**Available data**
## Start

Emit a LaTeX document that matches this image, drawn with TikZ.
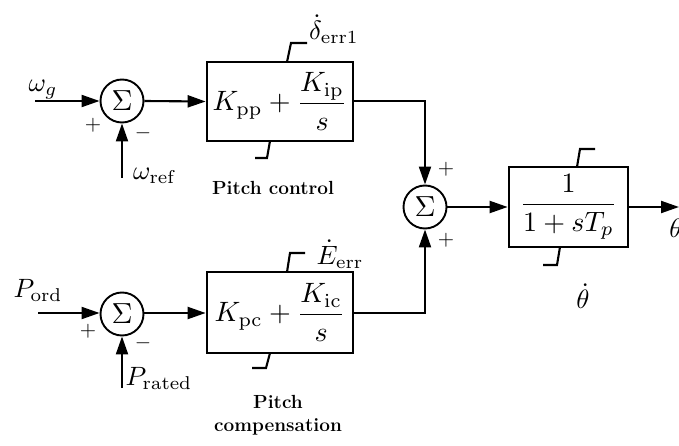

## End
## Start

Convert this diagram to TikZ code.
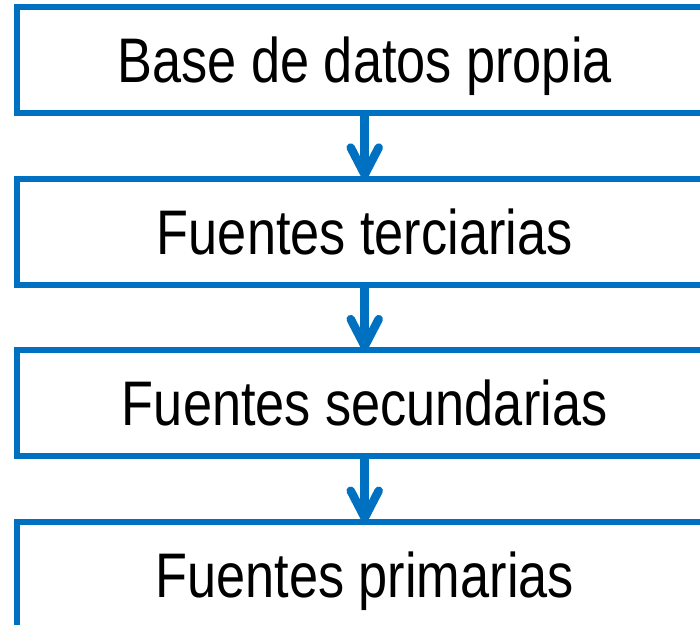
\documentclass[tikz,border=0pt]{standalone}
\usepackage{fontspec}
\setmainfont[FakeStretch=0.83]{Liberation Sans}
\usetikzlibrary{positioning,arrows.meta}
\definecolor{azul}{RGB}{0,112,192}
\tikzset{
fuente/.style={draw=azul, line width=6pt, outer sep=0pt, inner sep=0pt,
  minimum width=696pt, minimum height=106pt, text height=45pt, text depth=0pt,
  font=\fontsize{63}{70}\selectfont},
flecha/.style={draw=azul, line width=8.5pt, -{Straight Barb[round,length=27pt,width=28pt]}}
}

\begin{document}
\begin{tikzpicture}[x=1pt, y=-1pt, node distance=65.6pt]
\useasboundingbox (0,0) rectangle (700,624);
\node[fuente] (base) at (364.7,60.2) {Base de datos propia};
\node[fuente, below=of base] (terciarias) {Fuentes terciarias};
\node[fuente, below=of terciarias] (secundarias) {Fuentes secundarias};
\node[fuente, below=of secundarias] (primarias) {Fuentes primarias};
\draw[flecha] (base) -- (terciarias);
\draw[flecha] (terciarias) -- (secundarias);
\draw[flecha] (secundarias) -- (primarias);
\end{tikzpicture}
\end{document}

## End
## Start

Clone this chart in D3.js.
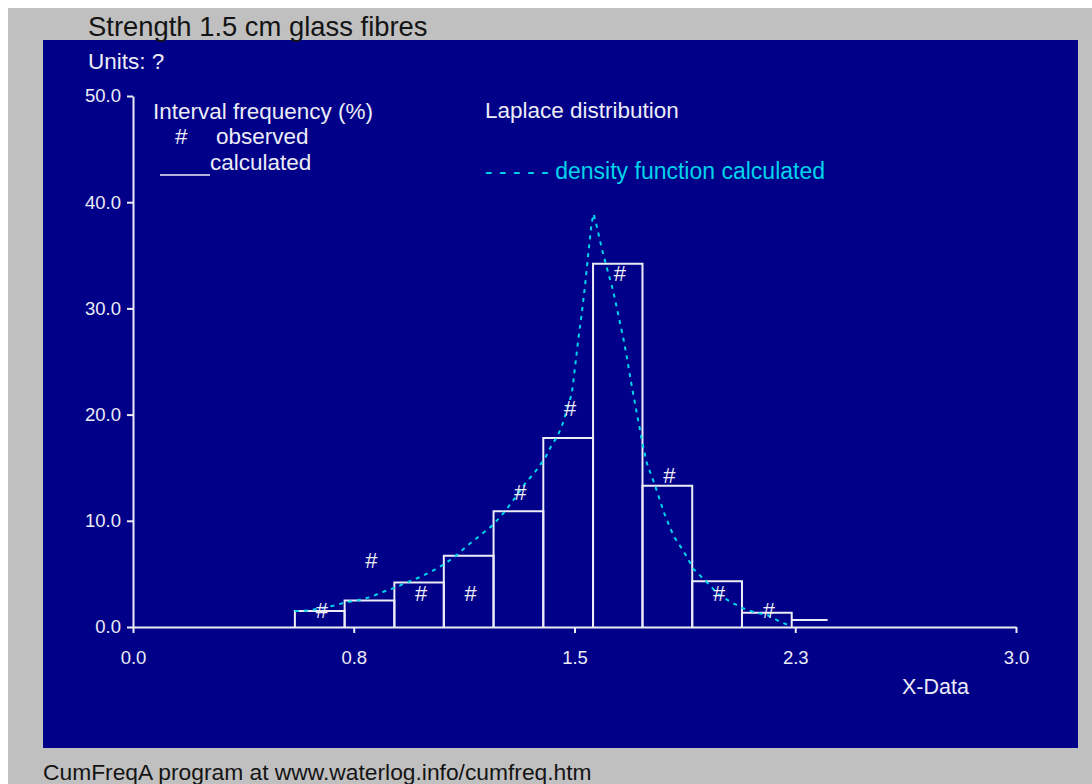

## End

Pick out the lines containing the string "this" and show them.

**Written answer**
Emit a LaTeX document that matches this image, drawn with TikZ.
Convert this diagram to TikZ code.
Clone this chart in D3.js.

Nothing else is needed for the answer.